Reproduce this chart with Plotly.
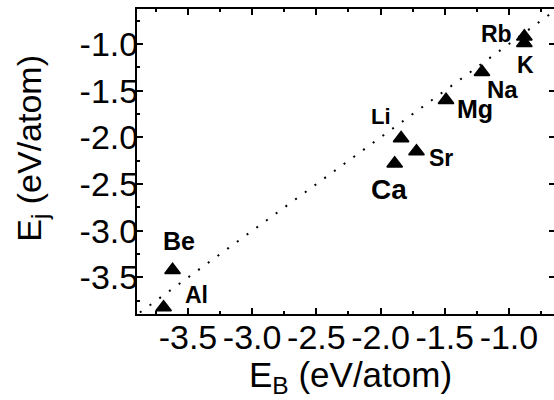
import plotly.graph_objects as go

# Elements and their energies (eV/atom)
elements = ["Al", "Be", "Ca", "Li", "Sr", "Mg", "Na", "K", "Rb"]
e_b = [-3.69, -3.62, -1.89, -1.84, -1.72, -1.49, -1.21, -0.88, -0.88]
e_j = [-3.82, -3.42, -2.28, -2.01, -2.15, -1.60, -1.30, -0.99, -0.92]

# y = x reference line endpoints
diag = [-3.95, -0.55]

# tick positions and their labels (plain hyphen minus)
tick_vals = [-3.5, -3.0, -2.5, -2.0, -1.5, -1.0]
tick_text = ["-3.5", "-3.0", "-2.5", "-2.0", "-1.5", "-1.0"]

x_title = "E<sub>B</sub> (eV/atom)"
y_title = "E<sub>j</sub> (eV/atom)"

x_range = [-3.897, -0.649]
y_range = [-3.891, -0.625]

# label placement (pixel offsets from the marker) and font size
label_style = {
    "Al": (33, 12, 23),
    "Be": (6, 29, 25),
    "Ca": (-6, -26, 28),
    "Li": (-20, 22, 22),
    "Sr": (24, -7, 23),
    "Mg": (29, -9, 25),
    "Na": (21, -17, 24),
    "K": (1, -22, 23),
    "Rb": (-28, 3, 23),
}

FONT = "Liberation Sans, Arial, sans-serif"

fig = go.Figure()

fig.add_trace(go.Scatter(
    x=diag, y=diag, mode="lines",
    line=dict(color="black", width=2, dash="2px,10px"),
    hoverinfo="skip", showlegend=False,
))

fig.add_trace(go.Scatter(
    x=e_b, y=e_j, mode="markers",
    marker=dict(symbol="triangle-up", size=13.5, color="black",
                line=dict(color="black", width=1.5)),
    text=elements, showlegend=False,
))

for name, xv, yv in zip(elements, e_b, e_j):
    dx, dy, fs = label_style[name]
    fig.add_annotation(
        x=xv, y=yv, text=f"<b>{name}</b>", showarrow=False,
        xshift=dx, yshift=dy, xanchor="center", yanchor="middle",
        font=dict(family=FONT, size=fs, color="black"),
    )

# axis titles
fig.add_annotation(
    text=x_title, xref="paper", yref="paper", x=0.512, y=-0.207,
    xanchor="center", yanchor="middle", showarrow=False,
    font=dict(family=FONT, size=35, color="black"),
)
fig.add_annotation(
    text=y_title, xref="paper", yref="paper", x=-0.252, y=0.545,
    xanchor="center", yanchor="middle", showarrow=False, textangle=-90,
    font=dict(family=FONT, size=34, color="black"),
)

axis_common = dict(
    showgrid=False, zeroline=False, automargin=False,
    showline=True, linecolor="black", linewidth=2,
    ticks="inside", ticklen=6, tickwidth=2, tickcolor="black",
    tickmode="array", tickvals=tick_vals, ticktext=tick_text, tickangle=0,
    tickfont=dict(family=FONT, size=34, color="black"),
    minor=dict(ticks="inside", ticklen=3, tickwidth=2, tickcolor="black",
               tickmode="linear", tick0=-3.5, dtick=0.25),
)

fig.update_layout(
    width=554, height=400,
    margin=dict(l=137, r=0, t=9, b=86),
    paper_bgcolor="white", plot_bgcolor="white",
    font=dict(family=FONT, color="black"),
    xaxis=dict(axis_common, range=x_range, mirror="ticks", ticklabelstandoff=-8),
    yaxis=dict(axis_common, range=y_range, mirror=False, ticklabelstandoff=-10),
    yaxis2=dict(
        overlaying="y", side="right", anchor="x", matches="y",
        showgrid=False, zeroline=False, showline=False, automargin=False,
        ticks="inside", ticklen=5, tickwidth=2, tickcolor="black",
        tickmode="array", tickvals=tick_vals, showticklabels=False,
    ),
)

# attach an empty trace so the right-hand tick axis is rendered
fig.add_trace(go.Scatter(x=[], y=[], yaxis="y2", showlegend=False, hoverinfo="skip"))

fig.write_html("out.html")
# # #
Task brief ::
In the copy, include no pictures; restate the listing above exactly.

Answer to the problem ::
Reproduce this chart with Plotly.
import plotly.graph_objects as go

# Elements and their energies (eV/atom)
elements = ["Al", "Be", "Ca", "Li", "Sr", "Mg", "Na", "K", "Rb"]
e_b = [-3.69, -3.62, -1.89, -1.84, -1.72, -1.49, -1.21, -0.88, -0.88]
e_j = [-3.82, -3.42, -2.28, -2.01, -2.15, -1.60, -1.30, -0.99, -0.92]

# y = x reference line endpoints
diag = [-3.95, -0.55]

# tick positions and their labels (plain hyphen minus)
tick_vals = [-3.5, -3.0, -2.5, -2.0, -1.5, -1.0]
tick_text = ["-3.5", "-3.0", "-2.5", "-2.0", "-1.5", "-1.0"]

x_title = "E<sub>B</sub> (eV/atom)"
y_title = "E<sub>j</sub> (eV/atom)"

x_range = [-3.897, -0.649]
y_range = [-3.891, -0.625]

# label placement (pixel offsets from the marker) and font size
label_style = {
    "Al": (33, 12, 23),
    "Be": (6, 29, 25),
    "Ca": (-6, -26, 28),
    "Li": (-20, 22, 22),
    "Sr": (24, -7, 23),
    "Mg": (29, -9, 25),
    "Na": (21, -17, 24),
    "K": (1, -22, 23),
    "Rb": (-28, 3, 23),
}

FONT = "Liberation Sans, Arial, sans-serif"

fig = go.Figure()

fig.add_trace(go.Scatter(
    x=diag, y=diag, mode="lines",
    line=dict(color="black", width=2, dash="2px,10px"),
    hoverinfo="skip", showlegend=False,
))

fig.add_trace(go.Scatter(
    x=e_b, y=e_j, mode="markers",
    marker=dict(symbol="triangle-up", size=13.5, color="black",
                line=dict(color="black", width=1.5)),
    text=elements, showlegend=False,
))

for name, xv, yv in zip(elements, e_b, e_j):
    dx, dy, fs = label_style[name]
    fig.add_annotation(
        x=xv, y=yv, text=f"<b>{name}</b>", showarrow=False,
        xshift=dx, yshift=dy, xanchor="center", yanchor="middle",
        font=dict(family=FONT, size=fs, color="black"),
    )

# axis titles
fig.add_annotation(
    text=x_title, xref="paper", yref="paper", x=0.512, y=-0.207,
    xanchor="center", yanchor="middle", showarrow=False,
    font=dict(family=FONT, size=35, color="black"),
)
fig.add_annotation(
    text=y_title, xref="paper", yref="paper", x=-0.252, y=0.545,
    xanchor="center", yanchor="middle", showarrow=False, textangle=-90,
    font=dict(family=FONT, size=34, color="black"),
)

axis_common = dict(
    showgrid=False, zeroline=False, automargin=False,
    showline=True, linecolor="black", linewidth=2,
    ticks="inside", ticklen=6, tickwidth=2, tickcolor="black",
    tickmode="array", tickvals=tick_vals, ticktext=tick_text, tickangle=0,
    tickfont=dict(family=FONT, size=34, color="black"),
    minor=dict(ticks="inside", ticklen=3, tickwidth=2, tickcolor="black",
               tickmode="linear", tick0=-3.5, dtick=0.25),
)

fig.update_layout(
    width=554, height=400,
    margin=dict(l=137, r=0, t=9, b=86),
    paper_bgcolor="white", plot_bgcolor="white",
    font=dict(family=FONT, color="black"),
    xaxis=dict(axis_common, range=x_range, mirror="ticks", ticklabelstandoff=-8),
    yaxis=dict(axis_common, range=y_range, mirror=False, ticklabelstandoff=-10),
    yaxis2=dict(
        overlaying="y", side="right", anchor="x", matches="y",
        showgrid=False, zeroline=False, showline=False, automargin=False,
        ticks="inside", ticklen=5, tickwidth=2, tickcolor="black",
        tickmode="array", tickvals=tick_vals, showticklabels=False,
    ),
)

# attach an empty trace so the right-hand tick axis is rendered
fig.add_trace(go.Scatter(x=[], y=[], yaxis="y2", showlegend=False, hoverinfo="skip"))

fig.write_html("out.html")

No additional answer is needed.